Wonder why that is? It’s complicated, but I suspect you don’t have to look much farther than the sports page. Yes, the sports page. David Brooks recently wrote a column in the New York Times on how good sports is, how it brings people together. At the same time, he noted that there have been four societies that have understood their moral code through the eyes of sports. The ancient Greeks, the ancient Romans, the British Empire, and the United States. Each used sports as a metaphor for their way of life.

Now, I love sports, and David Brooks is right that our fascination with sports tends to draw us together, sometimes in bizarre ways. We watch the local school team, we root for whatever professional team is closest to us. And you know we’re rooting for Team USA in Vancouver.

You might also argue – as many have – that taking part in sports can teach positive values like sportsmanship, hard work and fair play.

But there’s a down side, especially with how Americans approach sports. Life is reduced to a win/lose proposition, a zero-sum game. You can win or you can lose, but there can’t be any in-between. We hate the in-between so much that even hockey and soccer are doing away with tie games. Now they have sudden death overtime and shoot outs. In our world, someone must win, and that means everyone else must lose.

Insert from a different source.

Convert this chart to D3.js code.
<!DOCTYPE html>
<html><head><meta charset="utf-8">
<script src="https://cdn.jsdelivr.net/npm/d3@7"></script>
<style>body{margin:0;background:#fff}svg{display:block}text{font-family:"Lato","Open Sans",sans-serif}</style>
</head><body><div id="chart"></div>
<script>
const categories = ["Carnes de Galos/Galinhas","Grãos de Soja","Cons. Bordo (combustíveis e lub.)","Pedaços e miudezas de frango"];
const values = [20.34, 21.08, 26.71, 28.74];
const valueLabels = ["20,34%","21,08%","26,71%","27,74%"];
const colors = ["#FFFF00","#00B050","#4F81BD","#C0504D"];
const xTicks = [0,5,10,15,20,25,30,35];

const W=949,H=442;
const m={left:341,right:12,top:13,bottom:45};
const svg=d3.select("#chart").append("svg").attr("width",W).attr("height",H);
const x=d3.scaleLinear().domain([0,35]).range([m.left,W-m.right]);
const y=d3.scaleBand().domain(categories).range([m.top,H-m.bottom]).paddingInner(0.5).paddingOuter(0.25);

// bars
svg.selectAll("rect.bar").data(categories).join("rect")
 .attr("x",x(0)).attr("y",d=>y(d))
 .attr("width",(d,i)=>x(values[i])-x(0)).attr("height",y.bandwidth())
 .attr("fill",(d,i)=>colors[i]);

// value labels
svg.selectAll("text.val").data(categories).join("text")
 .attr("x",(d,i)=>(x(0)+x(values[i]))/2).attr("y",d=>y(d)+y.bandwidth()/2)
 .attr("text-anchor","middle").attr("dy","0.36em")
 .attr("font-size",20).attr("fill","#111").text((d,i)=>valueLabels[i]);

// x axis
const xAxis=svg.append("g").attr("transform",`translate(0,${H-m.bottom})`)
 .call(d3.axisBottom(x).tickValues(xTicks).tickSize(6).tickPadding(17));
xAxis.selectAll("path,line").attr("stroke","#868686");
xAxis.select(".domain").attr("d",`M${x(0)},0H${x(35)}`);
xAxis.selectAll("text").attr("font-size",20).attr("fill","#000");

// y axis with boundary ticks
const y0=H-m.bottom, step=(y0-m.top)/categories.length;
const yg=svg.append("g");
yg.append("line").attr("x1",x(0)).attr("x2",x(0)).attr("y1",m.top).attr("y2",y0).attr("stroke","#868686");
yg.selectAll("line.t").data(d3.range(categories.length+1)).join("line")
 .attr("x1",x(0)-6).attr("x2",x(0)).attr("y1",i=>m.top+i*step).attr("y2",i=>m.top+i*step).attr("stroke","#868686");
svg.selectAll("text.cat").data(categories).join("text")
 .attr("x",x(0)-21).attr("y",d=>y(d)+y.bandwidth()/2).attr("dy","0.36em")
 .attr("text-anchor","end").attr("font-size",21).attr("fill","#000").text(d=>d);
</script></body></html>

That’s how we view politics here – as a game to be won. We don’t try to reach consensus on complex issues, we try to win the vote. The real reason we don’t have bipartisanship is because we see members of other political parties as opponents, not partners. It would be like the Indianapolis Colts and the New Orleans Saints saying, “If we work together, we can get this ball across our goal line and then across yours. We can just keep racking up points for both teams because, hey, there’s plenty of them out there for everyone.”

Throwing the bums out or “sending a message” isn’t going to change things, either. That’s just beating the other team until the next game – er – election.

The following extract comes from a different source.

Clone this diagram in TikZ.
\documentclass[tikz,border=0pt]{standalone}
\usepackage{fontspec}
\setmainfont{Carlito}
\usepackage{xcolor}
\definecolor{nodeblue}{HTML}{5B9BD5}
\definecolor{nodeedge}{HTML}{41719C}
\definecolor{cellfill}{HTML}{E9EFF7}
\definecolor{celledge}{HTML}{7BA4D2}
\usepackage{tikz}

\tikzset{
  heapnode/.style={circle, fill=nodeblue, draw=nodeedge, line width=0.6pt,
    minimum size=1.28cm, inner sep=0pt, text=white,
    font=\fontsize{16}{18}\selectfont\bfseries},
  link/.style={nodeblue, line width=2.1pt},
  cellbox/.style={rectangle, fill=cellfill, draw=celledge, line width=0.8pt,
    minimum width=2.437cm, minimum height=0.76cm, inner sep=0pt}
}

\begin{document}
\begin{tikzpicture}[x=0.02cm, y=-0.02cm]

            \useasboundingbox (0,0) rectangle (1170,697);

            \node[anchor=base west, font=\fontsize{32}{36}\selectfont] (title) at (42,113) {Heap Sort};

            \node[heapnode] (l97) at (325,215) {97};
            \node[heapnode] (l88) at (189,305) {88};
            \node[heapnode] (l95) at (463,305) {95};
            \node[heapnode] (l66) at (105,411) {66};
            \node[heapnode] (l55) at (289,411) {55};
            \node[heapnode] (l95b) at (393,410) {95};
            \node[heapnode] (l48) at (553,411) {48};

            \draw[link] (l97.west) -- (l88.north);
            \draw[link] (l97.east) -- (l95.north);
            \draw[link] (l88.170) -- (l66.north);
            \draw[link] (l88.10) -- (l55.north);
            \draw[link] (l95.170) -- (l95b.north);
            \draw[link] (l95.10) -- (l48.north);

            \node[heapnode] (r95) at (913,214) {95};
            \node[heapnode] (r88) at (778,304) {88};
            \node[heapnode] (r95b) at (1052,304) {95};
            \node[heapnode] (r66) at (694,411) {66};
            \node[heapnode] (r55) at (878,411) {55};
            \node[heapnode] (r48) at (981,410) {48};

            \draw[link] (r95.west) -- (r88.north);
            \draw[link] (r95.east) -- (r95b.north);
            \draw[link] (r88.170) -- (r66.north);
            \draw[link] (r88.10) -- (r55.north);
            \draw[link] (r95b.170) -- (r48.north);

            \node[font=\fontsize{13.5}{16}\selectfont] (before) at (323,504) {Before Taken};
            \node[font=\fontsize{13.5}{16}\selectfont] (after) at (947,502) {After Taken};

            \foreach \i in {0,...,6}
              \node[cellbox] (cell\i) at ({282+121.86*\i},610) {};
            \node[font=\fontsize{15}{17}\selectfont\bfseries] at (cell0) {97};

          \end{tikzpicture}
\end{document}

Business is often the same way. Competition is good. Beating the others by winning customers is what it’s all about. Granted, with the Chamber of Commerce, there is far more cooperation, but go to the higher levels of corporate life, and they’re trying to take each other down.

I’ve even seen different religions – different denominations within the same religion, for Pete’s sake! – trying to beat each other. We “win souls for Christ.” We tell people ours is the only way to heaven, and everyone else is out – a loser.

But what can you do? That’s just how things are. If you’ve ever played a sport you know that even when you’re ahead by a mile, there’s this irresistible pressure to get even more ahead. We can only understand life in terms of beating others or getting beaten.

Or can we? Most religious roots actually do not approach life as a competition – and Jesus certainly does not. The entire scandal of Jesus, in fact, was that he refused to set up an “us –vs- them” paradigm. For him, life wasn’t about beating the others, it was about loving even those who hated you. All it took to be at one with God was a heart filled with love for God and each other.

I still want Team USA to win the hockey gold, but if Jesus is any indication, that’s no way to live the rest of our lives.